Here we stick to our promise and bring you another set of phrasal verbs.
The phrasal verb stick to has many different meanings.
If you stick to something you do something you promised or decided you would do or that you believed you should do, as in, ’The politician stuck to his beliefs and voted against the new policy.’ It can also mean to continue to do or use a particular thing and not change it or stop it for any period of time, for example, ’After much deliberation, the team decided to stick to their original plan.’ A further meaning can be to talk or write about one particular thing only, for instance ’The teacher told the class to write three paragraphs and stick to the topic.’ A final meaning is to follow, in order to avoid danger or getting lost, and is used particularly with reference to a path or a plan: ’If we stick to the plan it will all be OK.’

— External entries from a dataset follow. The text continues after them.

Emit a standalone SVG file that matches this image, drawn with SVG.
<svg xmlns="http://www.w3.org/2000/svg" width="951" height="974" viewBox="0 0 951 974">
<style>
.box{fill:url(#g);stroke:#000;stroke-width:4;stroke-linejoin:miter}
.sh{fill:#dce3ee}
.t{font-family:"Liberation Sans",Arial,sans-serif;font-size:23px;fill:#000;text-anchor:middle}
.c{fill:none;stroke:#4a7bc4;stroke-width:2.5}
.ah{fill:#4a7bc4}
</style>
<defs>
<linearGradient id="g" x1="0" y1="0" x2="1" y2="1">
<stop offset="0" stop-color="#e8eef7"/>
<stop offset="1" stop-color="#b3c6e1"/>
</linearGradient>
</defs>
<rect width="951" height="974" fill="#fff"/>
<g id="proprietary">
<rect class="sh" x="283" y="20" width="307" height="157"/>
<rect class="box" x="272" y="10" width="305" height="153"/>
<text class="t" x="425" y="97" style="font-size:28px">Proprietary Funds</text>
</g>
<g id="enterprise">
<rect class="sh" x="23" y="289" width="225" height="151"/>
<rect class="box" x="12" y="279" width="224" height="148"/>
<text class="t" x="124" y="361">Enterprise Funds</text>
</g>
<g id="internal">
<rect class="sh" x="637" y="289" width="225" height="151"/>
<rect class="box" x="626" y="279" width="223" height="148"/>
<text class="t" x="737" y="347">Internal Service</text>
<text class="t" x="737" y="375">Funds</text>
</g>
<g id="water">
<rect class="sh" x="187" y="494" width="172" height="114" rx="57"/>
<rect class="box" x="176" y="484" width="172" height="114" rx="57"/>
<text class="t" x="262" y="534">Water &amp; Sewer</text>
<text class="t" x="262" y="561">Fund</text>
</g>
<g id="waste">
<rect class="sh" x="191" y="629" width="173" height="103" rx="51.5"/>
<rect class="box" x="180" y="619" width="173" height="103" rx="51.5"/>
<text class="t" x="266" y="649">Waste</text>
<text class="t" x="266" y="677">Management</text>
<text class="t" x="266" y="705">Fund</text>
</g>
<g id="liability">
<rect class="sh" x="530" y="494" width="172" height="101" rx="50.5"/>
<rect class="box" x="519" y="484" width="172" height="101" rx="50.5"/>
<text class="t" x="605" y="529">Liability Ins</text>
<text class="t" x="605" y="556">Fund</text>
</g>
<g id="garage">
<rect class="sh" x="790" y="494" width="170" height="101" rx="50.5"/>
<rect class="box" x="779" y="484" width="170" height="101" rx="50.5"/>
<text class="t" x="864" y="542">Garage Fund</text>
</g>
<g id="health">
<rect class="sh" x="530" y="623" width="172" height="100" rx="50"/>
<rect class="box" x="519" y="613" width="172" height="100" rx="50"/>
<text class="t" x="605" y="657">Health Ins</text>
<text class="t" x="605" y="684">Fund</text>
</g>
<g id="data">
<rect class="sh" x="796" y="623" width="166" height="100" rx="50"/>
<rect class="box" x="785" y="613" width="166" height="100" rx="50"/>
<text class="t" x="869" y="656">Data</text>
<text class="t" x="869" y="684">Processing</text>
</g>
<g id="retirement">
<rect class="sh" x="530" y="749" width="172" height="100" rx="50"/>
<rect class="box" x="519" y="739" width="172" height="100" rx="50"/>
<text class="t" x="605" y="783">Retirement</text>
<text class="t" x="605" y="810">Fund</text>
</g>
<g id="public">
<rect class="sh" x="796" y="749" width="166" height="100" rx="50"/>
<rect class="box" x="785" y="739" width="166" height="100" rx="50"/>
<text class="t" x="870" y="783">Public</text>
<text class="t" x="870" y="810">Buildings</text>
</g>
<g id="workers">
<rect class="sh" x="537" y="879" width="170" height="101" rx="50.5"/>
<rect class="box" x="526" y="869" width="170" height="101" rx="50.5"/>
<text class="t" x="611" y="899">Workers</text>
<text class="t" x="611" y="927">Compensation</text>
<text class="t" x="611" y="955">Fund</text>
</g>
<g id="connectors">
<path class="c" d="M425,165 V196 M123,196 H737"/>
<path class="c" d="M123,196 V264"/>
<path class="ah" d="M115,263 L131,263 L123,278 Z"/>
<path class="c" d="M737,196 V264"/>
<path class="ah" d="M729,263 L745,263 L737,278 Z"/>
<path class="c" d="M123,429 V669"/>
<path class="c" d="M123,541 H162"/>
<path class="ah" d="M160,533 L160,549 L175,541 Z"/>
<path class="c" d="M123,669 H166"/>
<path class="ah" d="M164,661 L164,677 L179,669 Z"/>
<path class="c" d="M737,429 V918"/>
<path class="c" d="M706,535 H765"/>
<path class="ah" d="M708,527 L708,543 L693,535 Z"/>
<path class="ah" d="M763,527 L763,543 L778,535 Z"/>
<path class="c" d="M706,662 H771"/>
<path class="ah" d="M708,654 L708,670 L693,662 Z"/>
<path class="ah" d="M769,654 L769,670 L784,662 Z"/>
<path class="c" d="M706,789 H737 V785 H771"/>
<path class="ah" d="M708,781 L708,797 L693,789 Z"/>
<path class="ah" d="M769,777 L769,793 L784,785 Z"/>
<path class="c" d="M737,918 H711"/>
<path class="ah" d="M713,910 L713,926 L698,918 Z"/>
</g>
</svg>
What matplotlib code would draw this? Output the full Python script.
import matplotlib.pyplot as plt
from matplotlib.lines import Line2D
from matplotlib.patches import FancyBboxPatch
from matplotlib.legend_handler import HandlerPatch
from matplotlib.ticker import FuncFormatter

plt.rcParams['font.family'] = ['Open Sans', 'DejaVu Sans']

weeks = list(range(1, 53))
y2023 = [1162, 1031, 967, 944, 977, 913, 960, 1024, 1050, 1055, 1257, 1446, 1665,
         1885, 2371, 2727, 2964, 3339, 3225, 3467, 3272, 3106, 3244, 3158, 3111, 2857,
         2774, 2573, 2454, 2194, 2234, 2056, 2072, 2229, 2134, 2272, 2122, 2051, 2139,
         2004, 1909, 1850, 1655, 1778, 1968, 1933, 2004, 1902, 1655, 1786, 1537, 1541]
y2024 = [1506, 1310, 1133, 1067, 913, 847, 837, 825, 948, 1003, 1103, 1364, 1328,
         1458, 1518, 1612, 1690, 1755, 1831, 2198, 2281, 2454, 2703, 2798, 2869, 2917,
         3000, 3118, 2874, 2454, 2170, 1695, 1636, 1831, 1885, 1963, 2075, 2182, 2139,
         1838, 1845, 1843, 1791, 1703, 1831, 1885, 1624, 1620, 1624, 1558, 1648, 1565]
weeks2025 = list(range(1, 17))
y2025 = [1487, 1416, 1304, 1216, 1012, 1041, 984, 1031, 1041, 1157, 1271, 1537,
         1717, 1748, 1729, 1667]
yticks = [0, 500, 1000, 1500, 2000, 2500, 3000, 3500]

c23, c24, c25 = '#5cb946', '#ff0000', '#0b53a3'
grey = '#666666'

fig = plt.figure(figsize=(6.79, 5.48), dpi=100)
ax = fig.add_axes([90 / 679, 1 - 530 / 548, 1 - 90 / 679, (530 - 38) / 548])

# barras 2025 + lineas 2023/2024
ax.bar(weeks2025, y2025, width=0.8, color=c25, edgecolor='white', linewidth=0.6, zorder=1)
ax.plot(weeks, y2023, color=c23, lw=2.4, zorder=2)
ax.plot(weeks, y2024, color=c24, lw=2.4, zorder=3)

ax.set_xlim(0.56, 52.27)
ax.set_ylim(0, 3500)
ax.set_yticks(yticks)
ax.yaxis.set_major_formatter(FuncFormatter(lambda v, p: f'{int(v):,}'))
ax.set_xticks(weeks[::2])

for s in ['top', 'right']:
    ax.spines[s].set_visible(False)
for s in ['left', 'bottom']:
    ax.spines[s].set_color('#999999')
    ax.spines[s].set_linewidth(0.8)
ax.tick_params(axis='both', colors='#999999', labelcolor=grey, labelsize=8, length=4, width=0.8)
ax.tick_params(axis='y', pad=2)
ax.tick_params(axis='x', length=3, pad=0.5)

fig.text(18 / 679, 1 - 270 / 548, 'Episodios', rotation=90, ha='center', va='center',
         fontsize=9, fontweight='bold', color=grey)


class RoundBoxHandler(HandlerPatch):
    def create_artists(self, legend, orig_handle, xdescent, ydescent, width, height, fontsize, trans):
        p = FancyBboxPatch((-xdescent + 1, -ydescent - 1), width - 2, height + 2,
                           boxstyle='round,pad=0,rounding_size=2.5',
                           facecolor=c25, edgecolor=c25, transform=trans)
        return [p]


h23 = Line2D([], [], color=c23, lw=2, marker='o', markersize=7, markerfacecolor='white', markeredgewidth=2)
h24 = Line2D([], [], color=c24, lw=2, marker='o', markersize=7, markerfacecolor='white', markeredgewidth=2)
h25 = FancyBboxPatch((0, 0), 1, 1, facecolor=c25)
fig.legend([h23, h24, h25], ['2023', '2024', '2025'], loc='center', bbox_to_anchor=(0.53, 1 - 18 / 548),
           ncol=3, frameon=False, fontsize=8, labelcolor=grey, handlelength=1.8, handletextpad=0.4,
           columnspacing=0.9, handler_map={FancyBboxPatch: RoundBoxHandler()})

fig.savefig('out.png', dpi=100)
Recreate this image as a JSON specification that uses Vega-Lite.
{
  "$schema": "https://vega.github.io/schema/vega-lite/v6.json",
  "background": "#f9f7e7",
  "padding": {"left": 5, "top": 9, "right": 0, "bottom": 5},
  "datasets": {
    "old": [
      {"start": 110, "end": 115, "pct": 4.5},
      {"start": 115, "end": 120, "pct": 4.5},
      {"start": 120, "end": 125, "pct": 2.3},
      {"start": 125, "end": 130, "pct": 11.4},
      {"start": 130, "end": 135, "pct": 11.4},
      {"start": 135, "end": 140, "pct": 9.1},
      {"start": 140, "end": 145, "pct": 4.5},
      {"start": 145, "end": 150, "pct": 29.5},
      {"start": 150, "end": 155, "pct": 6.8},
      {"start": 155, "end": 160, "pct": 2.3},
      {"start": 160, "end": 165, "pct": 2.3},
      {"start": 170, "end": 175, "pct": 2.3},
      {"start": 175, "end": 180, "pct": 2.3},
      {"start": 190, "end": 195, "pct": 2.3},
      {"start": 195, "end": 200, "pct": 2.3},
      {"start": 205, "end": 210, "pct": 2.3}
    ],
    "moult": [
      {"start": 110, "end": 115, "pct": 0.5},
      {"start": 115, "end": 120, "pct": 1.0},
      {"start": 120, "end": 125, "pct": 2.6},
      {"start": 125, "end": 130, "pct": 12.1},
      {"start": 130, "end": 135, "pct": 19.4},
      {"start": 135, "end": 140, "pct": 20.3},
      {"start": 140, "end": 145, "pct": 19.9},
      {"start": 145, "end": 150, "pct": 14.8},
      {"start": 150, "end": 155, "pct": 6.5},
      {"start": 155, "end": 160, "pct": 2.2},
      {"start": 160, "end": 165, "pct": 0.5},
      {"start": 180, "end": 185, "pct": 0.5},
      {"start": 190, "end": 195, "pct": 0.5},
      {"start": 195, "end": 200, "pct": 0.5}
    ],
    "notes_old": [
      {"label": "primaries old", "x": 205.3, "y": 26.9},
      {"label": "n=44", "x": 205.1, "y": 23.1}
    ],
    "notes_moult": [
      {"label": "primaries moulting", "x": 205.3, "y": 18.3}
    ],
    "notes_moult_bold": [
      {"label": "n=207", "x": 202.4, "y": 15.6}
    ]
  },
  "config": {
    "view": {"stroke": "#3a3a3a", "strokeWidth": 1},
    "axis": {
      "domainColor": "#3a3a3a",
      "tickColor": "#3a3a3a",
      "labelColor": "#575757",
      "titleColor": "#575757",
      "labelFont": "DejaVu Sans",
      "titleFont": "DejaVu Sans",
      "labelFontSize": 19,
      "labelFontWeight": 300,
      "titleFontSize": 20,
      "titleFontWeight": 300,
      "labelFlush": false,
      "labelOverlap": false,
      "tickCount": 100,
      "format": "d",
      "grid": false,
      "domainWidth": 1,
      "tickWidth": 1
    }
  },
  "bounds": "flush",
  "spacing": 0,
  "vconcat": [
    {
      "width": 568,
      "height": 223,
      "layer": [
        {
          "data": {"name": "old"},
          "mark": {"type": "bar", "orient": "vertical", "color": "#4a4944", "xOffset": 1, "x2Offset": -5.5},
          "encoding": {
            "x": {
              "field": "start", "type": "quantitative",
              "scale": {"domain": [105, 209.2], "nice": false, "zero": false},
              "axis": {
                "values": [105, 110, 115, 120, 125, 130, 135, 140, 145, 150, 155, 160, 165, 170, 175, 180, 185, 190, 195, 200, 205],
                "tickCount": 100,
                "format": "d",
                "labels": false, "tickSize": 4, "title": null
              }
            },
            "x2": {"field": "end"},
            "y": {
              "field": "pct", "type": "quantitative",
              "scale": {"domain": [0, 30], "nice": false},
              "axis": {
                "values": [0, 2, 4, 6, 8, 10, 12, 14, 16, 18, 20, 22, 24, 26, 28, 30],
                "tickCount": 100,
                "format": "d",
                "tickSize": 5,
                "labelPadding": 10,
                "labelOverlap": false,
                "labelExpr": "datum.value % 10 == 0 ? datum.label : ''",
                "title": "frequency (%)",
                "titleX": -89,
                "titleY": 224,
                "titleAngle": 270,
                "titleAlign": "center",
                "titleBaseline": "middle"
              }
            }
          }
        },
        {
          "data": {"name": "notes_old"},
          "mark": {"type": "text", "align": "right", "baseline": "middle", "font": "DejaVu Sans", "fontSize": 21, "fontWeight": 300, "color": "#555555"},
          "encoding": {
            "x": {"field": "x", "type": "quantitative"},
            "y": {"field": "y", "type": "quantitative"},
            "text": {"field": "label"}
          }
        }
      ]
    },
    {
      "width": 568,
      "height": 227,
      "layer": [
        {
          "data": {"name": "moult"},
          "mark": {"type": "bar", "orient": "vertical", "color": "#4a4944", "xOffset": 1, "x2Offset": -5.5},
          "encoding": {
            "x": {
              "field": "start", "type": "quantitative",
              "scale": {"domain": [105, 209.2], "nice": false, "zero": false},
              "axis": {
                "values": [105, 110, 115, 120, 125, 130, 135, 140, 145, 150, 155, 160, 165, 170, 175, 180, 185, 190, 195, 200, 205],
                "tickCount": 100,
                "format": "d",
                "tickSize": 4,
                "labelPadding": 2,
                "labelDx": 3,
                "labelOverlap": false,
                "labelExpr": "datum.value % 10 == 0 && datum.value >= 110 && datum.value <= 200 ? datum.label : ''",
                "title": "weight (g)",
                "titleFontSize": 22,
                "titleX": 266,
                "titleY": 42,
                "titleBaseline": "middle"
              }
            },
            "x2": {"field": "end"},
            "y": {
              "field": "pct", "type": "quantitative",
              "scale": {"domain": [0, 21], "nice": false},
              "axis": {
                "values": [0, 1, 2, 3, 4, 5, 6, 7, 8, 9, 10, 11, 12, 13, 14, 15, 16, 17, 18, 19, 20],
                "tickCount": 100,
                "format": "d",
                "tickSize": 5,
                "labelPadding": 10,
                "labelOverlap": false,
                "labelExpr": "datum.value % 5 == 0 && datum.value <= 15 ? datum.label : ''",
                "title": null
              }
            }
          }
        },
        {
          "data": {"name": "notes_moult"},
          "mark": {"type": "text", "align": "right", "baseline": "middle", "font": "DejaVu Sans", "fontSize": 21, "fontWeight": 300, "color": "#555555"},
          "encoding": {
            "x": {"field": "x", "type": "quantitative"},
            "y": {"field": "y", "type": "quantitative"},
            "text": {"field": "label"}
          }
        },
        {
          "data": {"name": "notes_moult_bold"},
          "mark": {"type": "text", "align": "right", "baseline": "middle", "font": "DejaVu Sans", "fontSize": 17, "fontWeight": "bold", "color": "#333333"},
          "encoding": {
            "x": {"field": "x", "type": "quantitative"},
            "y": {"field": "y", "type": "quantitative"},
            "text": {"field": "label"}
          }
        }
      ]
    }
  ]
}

If you stick with someone you stay close and follow them, as in, ’The market’s very busy, so stick with me and you won’t get lost.’
To stick to your guns means to refuse to change what you are saying or doing despite criticism from others, for example, ’Despite the possible legal implications, the editor stuck to his guns and published the photos.’
Finally, if you stick to your story you refuse to change your account of an event or situation, especially when it’s not true or when people doubt it: ’Despite interrogation by the police, the alleged criminal stuck to his story about where he was on the night of the crime.’